Ultimately, these various problems within late-1700s France weren’t so much the immediate causes of the Revolution as they were the final catalyst. The strict French class system had long placed the clergy and nobility far above the rest of the French citizens, despite the fact that many of those citizens far exceeded nobles in wealth and reputation. Moreover, these exclusive titles—most of which had been purchased and passed down through families—essentially placed their bearers above the law and exempted them from taxes. In 1789, when France’s ancient legislative body, the Estates-General, reconvened and it became apparent that the higher-ranking classes refused to forfeit their privileges in the interest of saving the country, the frustration of the French bourgeoisie reached its boiling point. The French Revolution was thus a battle to achieve equality and remove oppression—concerns far more deep-seated and universal than the immediate economic turbulence France was experiencing at the time.

It may seem on the surface that the immediate results of the French Revolution were negligible, for the next leader after the Revolution was Napoleon, who imposed a dictatorship of sorts, voiding the sovereign democracy of the Revolution. Nonetheless, the Revolution won the public a number of other victories, both tangible and intangible. No French ruler after the Revolution dared to reverse the property and rights acquisitions gained during the Revolution, so citizens who had purchased church land were allowed to keep it. The new tax system remained devoid of the influence of privilege, so that every man paid his share according to personal wealth. Moreover, the breakdown of church and feudal contracts freed people from tithes and other incurred fees. That’s not to say that all was well: French industry struggled for years after the Revolution to regain a foothold in such a drastically different environment. On the whole, however, the French people had seen the impact they could have over their government, and that liberating, inspiring spirit was unlikely ever again to be suppressed.

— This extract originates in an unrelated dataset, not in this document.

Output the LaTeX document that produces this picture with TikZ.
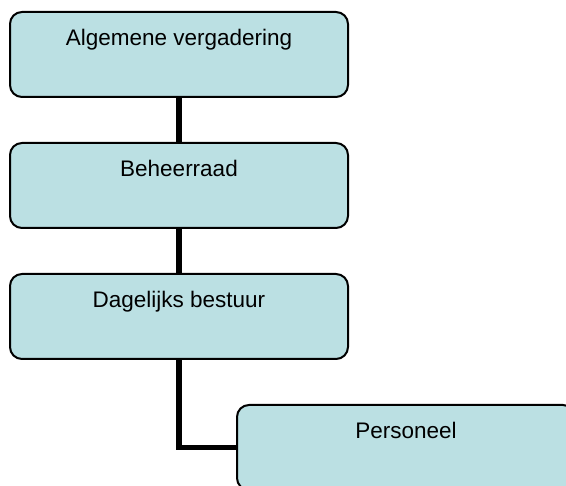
\documentclass[tikz,border=0pt]{standalone}
\usepackage{fontspec}
\setmainfont{Liberation Sans}
\definecolor{boxfill}{HTML}{BBE0E3}
\tikzset{
  orgbox/.style={draw=black, line width=2pt, fill=boxfill, rounded corners=12pt,
    minimum width=338pt, minimum height=85pt, inner sep=0pt},
  orgtext/.style={anchor=base, font=\fontsize{22.5}{27}\selectfont, inner sep=0pt},
  link/.style={draw=black, line width=5.5pt}
}
\begin{document}
\begin{tikzpicture}[x=1pt,y=-1pt]
\useasboundingbox (0,0) rectangle (566,486);
\clip (0,0) rectangle (566,486);
\node[orgbox] (a) at (179,54.5) {};
\node[orgbox] (b) at (179,185.5) {};
\node[orgbox] (c) at (179,316.5) {};
\node[orgbox] (d) at (406,447.5) {};
\draw[link] (a.south) -- (b.north);
\draw[link] (b.south) -- (c.north);
\draw[link] (c.south) |- (d.west);
\node[orgtext] (ta) at ([yshift=-34.5pt]a.north) {Algemene vergadering};
\node[orgtext] (tb) at ([yshift=-34.5pt]b.north) {Beheerraad};
\node[orgtext] (tc) at ([yshift=-34.5pt]c.north) {Dagelijks bestuur};
\node[orgtext] (td) at ([yshift=-34.5pt]d.north) {Personeel};
\end{tikzpicture}
\end{document}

Other European governments and rulers, however, were not too happy with the French after the Revolution. They knew that their own citizens had seen the power that the French public wielded, and as a result, those governments were never again able to feel secure in their rule after 1799. Though there had been other internal revolutions in European countries, few were as massive and convoluted as the French Revolution, which empowered citizens everywhere and resulted in a considerable leap toward the end of oppression throughout Europe.